Although I’m undoubtedly a gentleman, I’m not NOT lobbying for full frontal Ryan Reynolds. You know. For equality.

I think you get the picture. Deadpool is a little all over the place. But that doesn’t mean it’s not a shot in the arm. If the Marvel Cinematic Universe is Oasis, Deadpool is Blink-182, a snotty and hyperactive answer to the superhero doldrums. Its humor is uncommonly divisive, but that’s indubitably a good thing. It’s a facet of the in-your-face gonzo attitude that the film intermittently achieves.

The humor is immature, gloating, wacky, gross, and uncompromising in tis vicious assault on the fourth wall and if you’re not ready for it, it will rub you the wrong way. I’m just saying, if you’re wearing a polo and chinos into the multiplex, this may not be the film for you. But as a childish volcano of sardonic, biting comedy, it’s a remarkably fun ride. Listing jokes is a hallmark of dull criticism, so I shall refrain from doing so, but let’s just say there may or may not be a Deadpool rap song on the soundtrack. It’s rad, and my inner high schooler had a blast.

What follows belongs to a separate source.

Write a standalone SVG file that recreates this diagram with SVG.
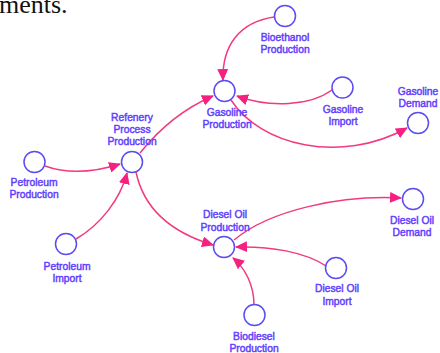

Deadpool owes everything it has to one Mssr. Ryan Reynolds. He is wholly devoted to the role, harnessing all his inherent charm to sell the ceaseless antics. In the hands of a lesser actor, Deadpool would be garish disaster, but here he supplies an undertone of flinty rage to color the emotionally flavorless aspects of the script. As it sands, he rules the film, clobbering the fourth wall with an elegant Brechtian flourish.

Deadpool’s bouncy tone is captured well in a refreshingly small-scale story that, while overpopulated with comic book movie tropes, allows its characters to breathe without facing some preternaturally epic, sky-gobbling menace. It’s a slick, unstable film that doesn’t visually challenge its audience, but thanks to Reynolds it’s nevertheless a relentless success. Just like The Force Awakens, it leaves the door open for a much better sequel, but its messiness is still a blast of nuclear proportions.

TL;DR: Deadpool has its fair share of problems, but it's so energizingly fun that they're easy to ignore.
Rating: 8/10
Word Count: 1111
Reviews In This Series
Deadpool (Miller, 2016)
Deadpool 2 (Leitch, 2018)

1 comment:

  1. It's astonishing to me how well-received Deadpool has been, and I think it must be drawing from a whole legion of different constituencies. I liked it a fair amount, though I think I appreciate it more than love it; as far as ranking it goes, it's better than Wolverine 2013 or The Last Stand, but I'd take either of the two latterday X-Men films over it in a heartbeat, and I think it's probably in the same ballpark as the first two X-Men films. (I have not actually *seen* Origins: Wolverine, but, you know, it's not well-liked.)

    As for RR wang, I'm assured by my girlfriend and her two pals that it was there, but not that I saw, and I imagine I was looking. On the other hand, I'm 99% sure I did see some fully-topless Baccarin. I guess the lesson is we all see what we want to see, and it's very profound? Thanks Deadpool!

    But Ajax is the worst, right? I mean worst villain ever. In any of these movies.